EXERCISE PROMPT →
Identify the lines containing the word "this". Copy each one.

INFORMATION PROVIDED →
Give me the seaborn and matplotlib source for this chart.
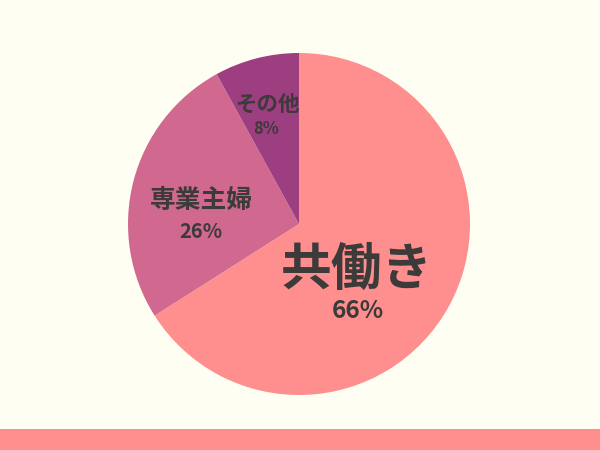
import matplotlib
matplotlib.use("Agg")
import matplotlib.pyplot as plt
import seaborn as sns
from matplotlib.patches import Rectangle

# --- data ---
labels = ["共働き", "専業主婦", "その他"]
shares = [66, 26, 8]
colors = ["#FF8E8F", "#D1688F", "#9C3E7F"]

BG = "#FFFEF2"
TEXT = "#3D3A3A"

sns.set_theme(style="white")
plt.rcParams['font.family'] = ['Noto Sans CJK JP', 'DejaVu Sans']

fig = plt.figure(figsize=(6, 4.5), dpi=100, facecolor=BG)
ax = fig.add_axes([0, 0, 1, 1])
ax.set_facecolor(BG)

cx, cy, r = 299, 450 - 224, 171
ax.pie(shares, colors=colors, startangle=90, counterclock=False,
       center=(cx, cy), radius=r, frame=True,
       wedgeprops=dict(linewidth=0))
ax.set_xlim(0, 600)
ax.set_ylim(0, 450)
ax.set_aspect("equal")
ax.axis("off")

# labels (offsets from the pie centre, in pixels)
label_pos = [(58, -46), (-98, 24), (-32, 120)]
name_size = [36.5, 18.5, 15.5]
pct_size = [17.5, 14.5, 12]
pct_gap = [41, 31, 25]
pct_dx = [1, 0, -1]
for lab, val, (dx, dy), ns, ps, g, px in zip(labels, shares, label_pos, name_size,
                                             pct_size, pct_gap, pct_dx):
    ax.text(cx + dx, cy + dy, lab, ha="center", va="center",
            fontsize=ns, fontweight="bold", color=TEXT)
    ax.text(cx + dx + px, cy + dy - g, f"{val}%", ha="center", va="center",
            fontsize=ps, fontweight="bold", color=TEXT)

# bottom band
fig.add_artist(Rectangle((0, 0), 1, 21 / 450, transform=fig.transFigure,
                         facecolor="#FF8E8F", edgecolor="none"))

fig.savefig("out.png", dpi=100, facecolor=BG)
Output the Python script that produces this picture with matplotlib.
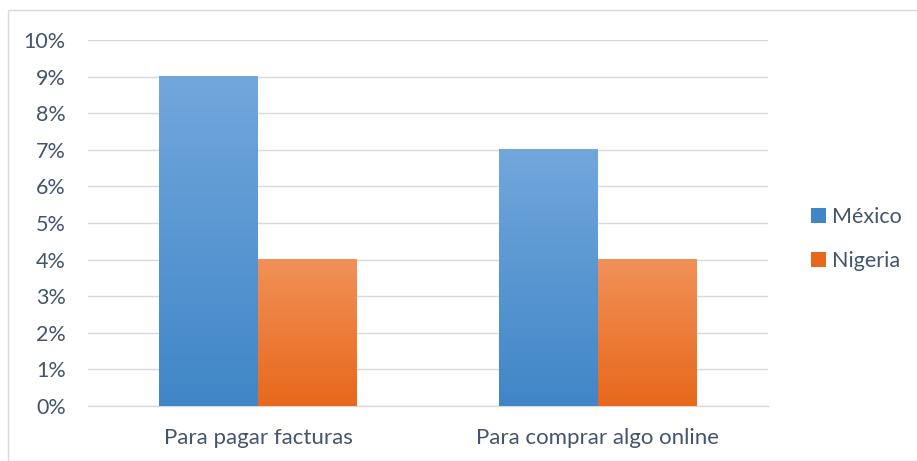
import matplotlib
matplotlib.use("Agg")
import matplotlib.pyplot as plt
import numpy as np
from matplotlib.colors import LinearSegmentedColormap
from matplotlib.patches import Rectangle

categories = ["Para pagar facturas", "Para comprar algo online"]
series = ["México", "Nigeria"]
mexico = [9, 7]
nigeria = [4, 4]
yticks = [0, 1, 2, 3, 4, 5, 6, 7, 8, 9, 10]

text_color = "#44546A"
grid_color = "#D9D9D9"
# (top colour, bottom colour) for the vertical gradient
grads = [("#72A7DC", "#4086C7"), ("#F19158", "#E7681B")]

plt.rcParams["font.family"] = ["Lato", "DejaVu Sans"]

fig = plt.figure(figsize=(9.17, 4.61), dpi=100)
# outer chart frame
fig.patches.append(Rectangle((8 / 917, 0), 1, 1 - 10 / 461, transform=fig.transFigure,
                             fill=False, edgecolor="#D9D9D9", linewidth=1))
ax = fig.add_axes([88 / 917, 55 / 461, 680 / 917, 366 / 461])

x = np.arange(len(categories))
w = 0.29
for i, (vals, (top, bot)) in enumerate(zip([mexico, nigeria], grads)):
    offs = (i - 0.5) * w
    bars = ax.bar(x + offs, vals, w, color=bot, zorder=2, label=series[i])
    cmap = LinearSegmentedColormap.from_list("g", [bot, top])
    for b in bars:
        x0, y0 = b.get_x(), b.get_y()
        h = b.get_height()
        grad = np.linspace(0, 1, 256).reshape(-1, 1)
        ax.imshow(grad, cmap=cmap, origin="lower", aspect="auto",
                  extent=[x0, x0 + b.get_width(), y0, y0 + h], zorder=3)

ax.set_xlim(-0.5, 1.5)
ax.set_ylim(0, 10)
ax.set_yticks(yticks)
ax.set_yticklabels([f"{t}%" for t in yticks])
ax.set_xticks(x)
ax.set_xticklabels(categories)
ax.grid(axis="y", color=grid_color, linewidth=1, zorder=0)
for s in ["top", "right", "left"]:
    ax.spines[s].set_visible(False)
ax.spines["bottom"].set_color(grid_color)
ax.spines["bottom"].set_linewidth(1)
ax.tick_params(axis="both", length=0, colors=text_color, labelsize=15.5)
ax.tick_params(axis="x", labelsize=16, pad=16)
ax.tick_params(axis="y", pad=16)

handles = [Rectangle((0, 0), 1, 1, facecolor=c[1]) for c in grads]
leg = ax.legend(handles, series, loc="center left", bbox_to_anchor=(1.035, 0.456),
                frameon=False, fontsize=15.5, handlelength=0.7, handleheight=0.7,
                handletextpad=0.25, labelspacing=1.1, labelcolor=text_color)

fig.savefig("out.png", dpi=100)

WRITTEN ANSWER →
Give me the seaborn and matplotlib source for this chart.
Output the Python script that produces this picture with matplotlib.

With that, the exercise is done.